The visit on May 8 and 9 focused on delivering Prime Minister Narendra Modi’s promise made during his landmark visit to the Caribbean in 2025 and charting a new pathway for digital and healthcare collaboration between the two nations.
The eight Memoranda of Understanding (MoUs) signed during the visit signalled a push to expand the bilateral ties beyond the traditional trade and diplomacy.
The MoUs focused on strengthening people-to-people ties through closer cooperation in tourism and culture. It also had healthcare collaboration as the highlight, including setting up an Indian Chair on Ayurveda at the University of the West Indies and joint work on vector control.
The two nations agreed to work together on sustainable infrastructure, such as solar power. One of the projects included solarisatin of the Trinidad & Tobago’s Ministry of Foreign and CARICOM Affairs building.
In the domain of heritage preservation, the cooperation plan included infrastructure upgrades at Nelson Island, the historic entry point of Indian indentured labourers to the Caribbean, and a site of deep cultural importance for the Indian diaspora.
Jaishankar met with Trinidad & Tobago Prime Minister Kamla Persad-Bissessar.
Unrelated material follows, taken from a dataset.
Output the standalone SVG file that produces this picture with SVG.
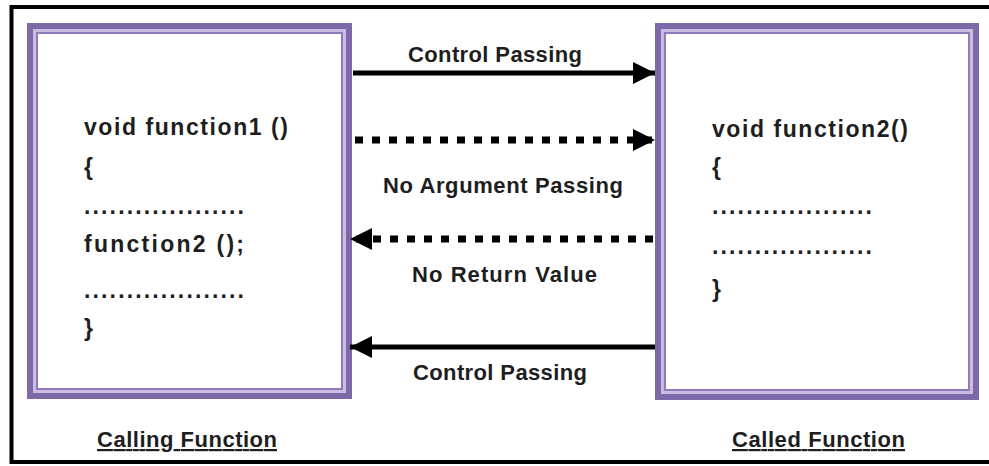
<svg xmlns="http://www.w3.org/2000/svg" width="989" height="466" viewBox="0 0 989 466">
<style>
text{font-family:"Liberation Sans",Arial,sans-serif;font-weight:bold;fill:#1e1e1e;}
.code{font-size:23px;}
.lbl{font-size:22px;}
.cap{font-size:22px;text-decoration:underline;}
.band{fill:none;stroke:#7d68a8;stroke-width:6;}
.gap{fill:none;stroke:#cbbce4;stroke-width:3;}
.thin{fill:none;stroke:#8f7bba;stroke-width:2;}
.solid{stroke:#000;stroke-width:5;fill:none;}
.dot{stroke:#000;stroke-width:7;fill:none;stroke-dasharray:8 9;}
</style>
<defs>
<marker id="ah" markerUnits="userSpaceOnUse" markerWidth="24" markerHeight="24" refX="22" refY="12" orient="auto">
<path d="M0,1 L22,12 L0,23 Z" fill="#000"/>
</marker>
</defs>
<rect width="989" height="466" fill="#fff"/>
<rect x="11.5" y="7" width="990" height="455" fill="#fff" stroke="#000" stroke-width="4"/>

<g id="calling">
<rect class="band" x="30" y="26" width="319" height="370"/>
<rect class="gap" x="34.5" y="30.5" width="310" height="361"/>
<rect class="thin" x="37" y="33" width="305" height="356" fill="#fff"/>
<text class="code" x="84" y="135" textLength="204" lengthAdjust="spacing">void function1 ()</text>
<text class="code" x="84" y="175">{</text>
<text class="code" x="84" y="214" textLength="160" lengthAdjust="spacing">...................</text>
<text class="code" x="84" y="252" textLength="160" lengthAdjust="spacing">function2 ();</text>
<text class="code" x="84" y="298" textLength="160" lengthAdjust="spacing">...................</text>
<text class="code" x="84" y="336">}</text>
</g>

<g id="called">
<rect class="band" x="658" y="26" width="318" height="371"/>
<rect class="gap" x="662.5" y="30.5" width="309" height="362"/>
<rect class="thin" x="665" y="33" width="304" height="357" fill="#fff"/>
<text class="code" x="712" y="137" textLength="196" lengthAdjust="spacing">void function2()</text>
<text class="code" x="712" y="175">{</text>
<text class="code" x="712" y="214" textLength="160" lengthAdjust="spacing">...................</text>
<text class="code" x="712" y="254" textLength="160" lengthAdjust="spacing">...................</text>
<text class="code" x="712" y="297">}</text>
</g>

<g id="connectors">
<line class="solid" x1="353" y1="73" x2="655" y2="73" marker-end="url(#ah)"/>
<line class="dot" x1="355" y1="140" x2="655" y2="140" marker-end="url(#ah)"/>
<line class="dot" x1="653" y1="239" x2="350" y2="239" marker-end="url(#ah)"/>
<line class="solid" x1="655" y1="347" x2="350" y2="347" marker-end="url(#ah)"/>
<text class="lbl" x="408" y="62" textLength="174" lengthAdjust="spacing">Control Passing</text>
<text class="lbl" x="383" y="193" textLength="240" lengthAdjust="spacing">No Argument Passing</text>
<text class="lbl" x="412" y="282" textLength="185" lengthAdjust="spacing">No Return Value</text>
<text class="lbl" x="413" y="380" textLength="174" lengthAdjust="spacing">Control Passing</text>
</g>

<g id="captions">
<text class="cap" x="97" y="447" textLength="180" lengthAdjust="spacing">Calling Function</text>
<text class="cap" x="732" y="447" textLength="173" lengthAdjust="spacing">Called Function</text>
</g>
</svg>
They jointly inaugurated the National Prosthetics Centre in Penal. The centre scales up the success of the “Jaipur Foot” camp, which recently provided artificial limbs to 800 beneficiaries.
“For us in India, there is no greater satisfaction than participating in a concrete manifestation of development,” Jaishankar said at the event. “Prime Minister Modi is obsessed with delivery. If we have done things well at home, we want to do it abroad with our close partners,” he added.
Furthering the “Digital India” outreach, the EAM handed over the first batch of 2,000 laptops to local schoolchildren and inaugurated a new agro-processing facility in Couva, powered by $1 million worth of Indian machinery.
In a rare gesture during the visit, Jaishankar was welcomed at the Trinidad & Tobago parliament, where Persad-Bissessar delivered a formal statement in his honour.
During discussions with Senate President Wade Mark and House Speaker Jagdeo Singh, the Indian External Affairs Minister focused on strengthening parliamentary democracy exchanges.
Before wrapping up his visit, Jaishankar joined the Indian diaspora in Trinidad & Tobago to pay homage to Mohandas Karamchand Gandhi, a prominent Indian freedom fighter, at his bust.
He also visited the Dattatreya Temple, where he addressed the diaspora gathering, honouring the “resilience of the Girmitiya ancestors” as the bedrock of the special relationship between the two nations.